While human survivors in Thailand complain that red tape makes it hard for them to resume normal life, the deadly waves brought better care to the dogs and cats that escaped.

"The tsunami crisis is an opportunity for abandoned animals to be taken care of," said Roger Lohanan, head of Thai Animal Guardians Association helping stray pets get treatment and new homes.

A U.S. C-130 military cargo plane even flew 120 cats and dogs to Bangkok to find new homes. They had been rescued from Phi Phi Island, where the backpacker movie ‘The Beach’ was filmed.

Another 64 starving ‘tsunami dogs’ were rounded up around a makeshift morgue at a Buddhist temple in nearby province of Phang Nga, where some had been nibbling corpses, officials said.
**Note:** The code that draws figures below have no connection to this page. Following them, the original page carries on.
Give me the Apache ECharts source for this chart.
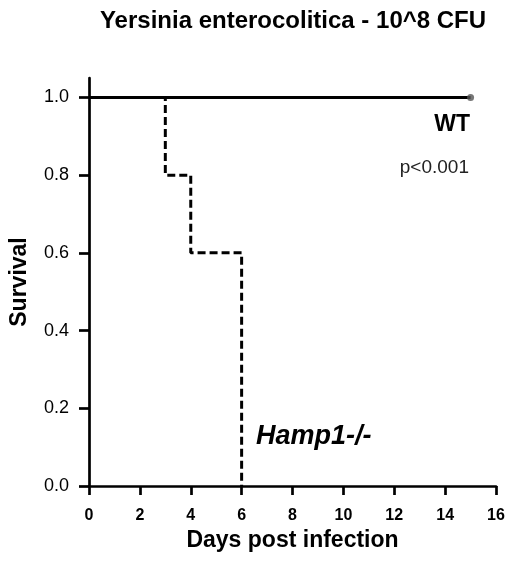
<!DOCTYPE html>
<html><head><meta charset="utf-8">
<script src="https://cdn.jsdelivr.net/npm/echarts@6/dist/echarts.min.js"></script>
<style>html,body{margin:0;padding:0;background:#fff}#c{width:508px;height:562px}</style>
</head><body><div id="c"></div>
<script>
const wtDays = [0, 15];
const wtSurvival = [1.0, 1.0];
const hampDays = [0, 3, 4, 6];
const hampSurvival = [1.0, 0.8, 0.6, 0.0];
const yTicks = [0, 0.2, 0.4, 0.6, 0.8, 1.0];
const xTicks = [0, 2, 4, 6, 8, 10, 12, 14, 16];
const titleText = 'Yersinia enterocolitica - 10^8 CFU';
const xName = 'Days post infection';
const yName = 'Survival';

const F = 'Liberation Sans, Arial, Helvetica, sans-serif';
const chart = echarts.init(document.getElementById('c'), null, {renderer: 'canvas'});
chart.setOption({
  animation: false,
  backgroundColor: '#fff',
  title: {
    text: titleText, left: 288, top: 4, textAlign: 'center',
    textStyle: {fontFamily: F, fontSize: 24, fontWeight: 'bold', color: '#000'}
  },
  grid: {left: 88, right: 12, top: 78, bottom: 76, containLabel: false},
  xAxis: {
    type: 'value', min: 0, max: 16, interval: 2,
    name: xName, nameLocation: 'middle', nameGap: 43,
    nameTextStyle: {fontFamily: F, fontSize: 23, fontWeight: 'bold', color: '#000'},
    axisLine: {show: true, onZero: false, lineStyle: {color: '#000', width: 2.7}},
    axisTick: {show: true, length: 9, lineStyle: {color: '#000', width: 2.7}, customValues: xTicks},
    axisLabel: {fontFamily: F, fontSize: 16, fontWeight: 'bold', color: '#000', margin: 22, customValues: xTicks},
    splitLine: {show: false}
  },
  yAxis: {
    type: 'value', min: 0, max: 1.05,
    name: yName, nameLocation: 'middle', nameGap: 58, nameRotate: 90,
    nameTextStyle: {fontFamily: F, fontSize: 23, fontWeight: 'bold', color: '#000'},
    axisLine: {show: true, onZero: false, lineStyle: {color: '#000', width: 2.7}},
    axisTick: {show: true, length: 10, lineStyle: {color: '#000', width: 2.7}, customValues: yTicks},
    axisLabel: {fontFamily: F, fontSize: 18, color: '#000', margin: 20, customValues: yTicks,
      formatter: v => v.toFixed(1)},
    splitLine: {show: false}
  },
  series: [
    {
      name: 'Hamp1-/-', type: 'line', step: 'end',
      data: hampDays.map((d, i) => [d, hampSurvival[i]]),
      showSymbol: false, symbol: 'none',
      lineStyle: {color: '#000', width: 3, type: [8, 4]},
      z: 2
    },
    {
      name: 'WT', type: 'line',
      data: wtDays.map((d, i) => [d, wtSurvival[i]]),
      showSymbol: false, symbol: 'none',
      lineStyle: {color: '#000', width: 3},
      z: 3
    },
    {
      name: 'WTend', type: 'scatter',
      data: [[wtDays[wtDays.length - 1], wtSurvival[wtSurvival.length - 1]]],
      symbolSize: 7, itemStyle: {color: '#555'}, z: 4
    }
  ],
  graphic: [
    {type: 'text', x: 470, y: 113, style: {text: 'WT', font: 'bold 23px ' + F, fill: '#000', align: 'right', verticalAlign: 'top'}},
    {type: 'text', x: 469, y: 158, style: {text: 'p<0.001', font: '19px ' + F, fill: '#222', align: 'right', verticalAlign: 'top'}},
    {type: 'text', x: 256, y: 423, style: {text: 'Hamp1-/-', font: 'italic bold 27px ' + F, fill: '#000', align: 'left', verticalAlign: 'top'}}
  ]
});
</script></body></html>
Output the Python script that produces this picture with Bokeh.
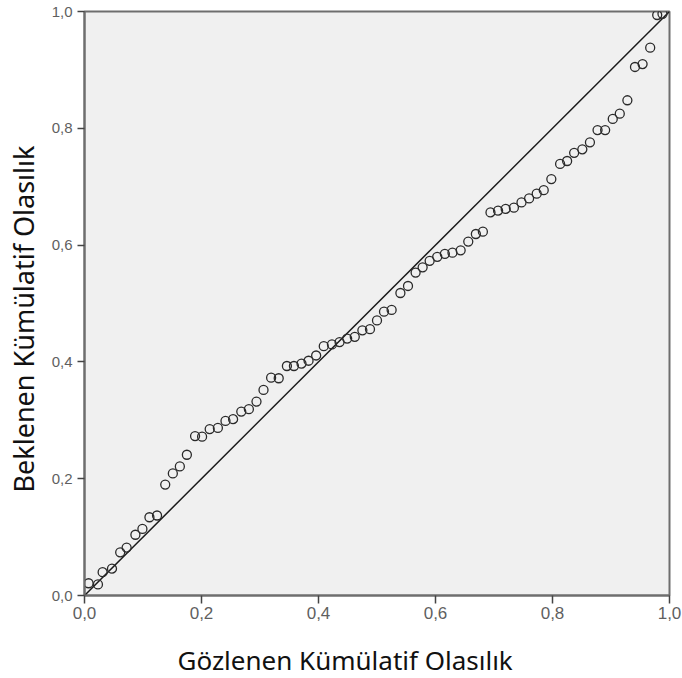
from bokeh.plotting import figure
from bokeh.embed import file_html
from bokeh.resources import INLINE
from bokeh.models import FixedTicker, CustomJSTickFormatter, Title, Range1d

# Observed (x) vs expected (y) cumulative probability
observed = [0.007, 0.023, 0.031, 0.047, 0.061, 0.072, 0.087, 0.099, 0.111, 0.124,
            0.138, 0.151, 0.163, 0.175, 0.189, 0.201, 0.214, 0.228, 0.241, 0.254,
            0.268, 0.281, 0.294, 0.306, 0.319, 0.332, 0.346, 0.358, 0.371, 0.383,
            0.396, 0.409, 0.423, 0.436, 0.449, 0.462, 0.475, 0.488, 0.500, 0.512,
            0.525, 0.540, 0.553, 0.566, 0.578, 0.590, 0.603, 0.616, 0.629, 0.643,
            0.656, 0.669, 0.681, 0.694, 0.707, 0.720, 0.734, 0.747, 0.760, 0.773,
            0.785, 0.798, 0.813, 0.825, 0.837, 0.851, 0.864, 0.877, 0.890, 0.903,
            0.915, 0.928, 0.941, 0.954, 0.967, 0.979, 0.988]
expected = [0.021, 0.019, 0.040, 0.046, 0.074, 0.082, 0.104, 0.114, 0.134, 0.137,
            0.190, 0.209, 0.221, 0.241, 0.273, 0.272, 0.285, 0.287, 0.299, 0.302,
            0.315, 0.319, 0.332, 0.352, 0.373, 0.372, 0.393, 0.393, 0.397, 0.402,
            0.411, 0.427, 0.430, 0.434, 0.440, 0.443, 0.454, 0.456, 0.471, 0.486,
            0.489, 0.518, 0.530, 0.553, 0.562, 0.573, 0.580, 0.585, 0.587, 0.591,
            0.606, 0.619, 0.623, 0.656, 0.659, 0.662, 0.664, 0.673, 0.680, 0.688,
            0.694, 0.713, 0.739, 0.744, 0.758, 0.764, 0.776, 0.797, 0.797, 0.816,
            0.825, 0.848, 0.905, 0.910, 0.938, 0.994, 0.996]
ref_line = [0.0, 1.0]
ticks = [0.0, 0.2, 0.4, 0.6, 0.8, 1.0]

x_title = "Gözlenen Kümülatif  Olasılık"
y_title = "Beklenen Kümülatif  Olasılık"

p = figure(frame_width=585, frame_height=584, output_backend="svg",
           toolbar_location=None, x_range=Range1d(0, 1), y_range=Range1d(0, 1),
           min_border_left=84, min_border_top=11, min_border_right=13,
           min_border_bottom=6)
p.background_fill_color = "#f0f0f0"
p.border_fill_color = "white"
p.outline_line_color = "#6e6e6e"
p.outline_line_width = 2
p.xgrid.visible = False
p.ygrid.visible = False

p.line(ref_line, ref_line, line_color="#1a1a1a", line_width=1.5)
p.scatter(observed, expected, marker="circle", size=9, fill_color=None,
          line_color="#2a2a2a", line_width=1.3)

fmt = CustomJSTickFormatter(code="return tick.toFixed(1).replace('.', ',');")
for ax in (p.xaxis[0], p.yaxis[0]):
    ax.ticker = FixedTicker(ticks=ticks)
    ax.formatter = fmt
    ax.axis_line_color = "#6e6e6e"
    ax.axis_line_width = 2
    ax.major_tick_line_color = "#444444"
    ax.major_tick_line_width = 1.5
    ax.minor_tick_line_color = None
    ax.major_tick_in = 0
    ax.major_label_text_font = "Liberation Sans"
    ax.major_label_text_color = "#5f5f5f"

p.xaxis[0].major_tick_out = 8
p.xaxis[0].major_label_standoff = 3
p.xaxis[0].major_label_text_font_size = "17px"
p.yaxis[0].major_tick_out = 7
p.yaxis[0].major_label_standoff = 5
p.yaxis[0].major_label_text_font_size = "15px"

ty = Title(text=y_title, align="left", offset=103, standoff=9,
           vertical_align="top",
           text_font="Noto Sans", text_font_size="27px",
           text_font_style="normal", text_color="#111111")
p.add_layout(ty, "left")

tx = Title(text=x_title, align="left", offset=93, standoff=37,
           text_font="Noto Sans", text_font_size="26px",
           text_font_style="normal", text_color="#111111")
p.add_layout(tx, "below")

open("out.html", "w").write(file_html(p, INLINE))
In Phuket, the city's animal shelter, called ‘Mid-Road Dog's House’, Thai slang for strays, has more than 400 abandoned dogs.

The tsunami devastation brought the Guardians Association a rush of contributions from animal lovers.

As reported previously by OUR DOGS the London-based World Society for the Protection of Animals (WSPA) promised 2 million baht ($50,000), Lohanan said.

But stray dogs are a problem all over Thailand and Lohanan said donations his organisation received would be spent on abandoned animals in other parts of the country if the projects were approved by the donor.

"Many Thais buy dogs as a fad. When the film ‘101 Dalmatians’ was showing, it was a Dalmatian fever and a few months later many of them were left on streets”

Bangkok alone is estimated to have at least 120,000 strays on it streets.

In areas of Phuket where they pack together, animal activists say, aggressive stray dogs have attacked people, bringing fears of rabies, especially during the very hot March-May period.

"Before the shelter existed in Phuket, strays were taken from the streets and either poisoned or slaughtered,' said Phuket chief veterinarian Sunart Wongchavalit, who started the 1.6 acre (0.6 hectare) dog shelter last year.

However, whenever city officials poison or slaughter some of the island's 2,000 to 3,000 strays, controversy erupts, as killing is a sin to Thailand's Buddhist majority.

So Phuket authorities plan a law obliging owners to register and insert identification microchips in their dogs, Sunart said. Owners would be fined if their pets were found abandoned.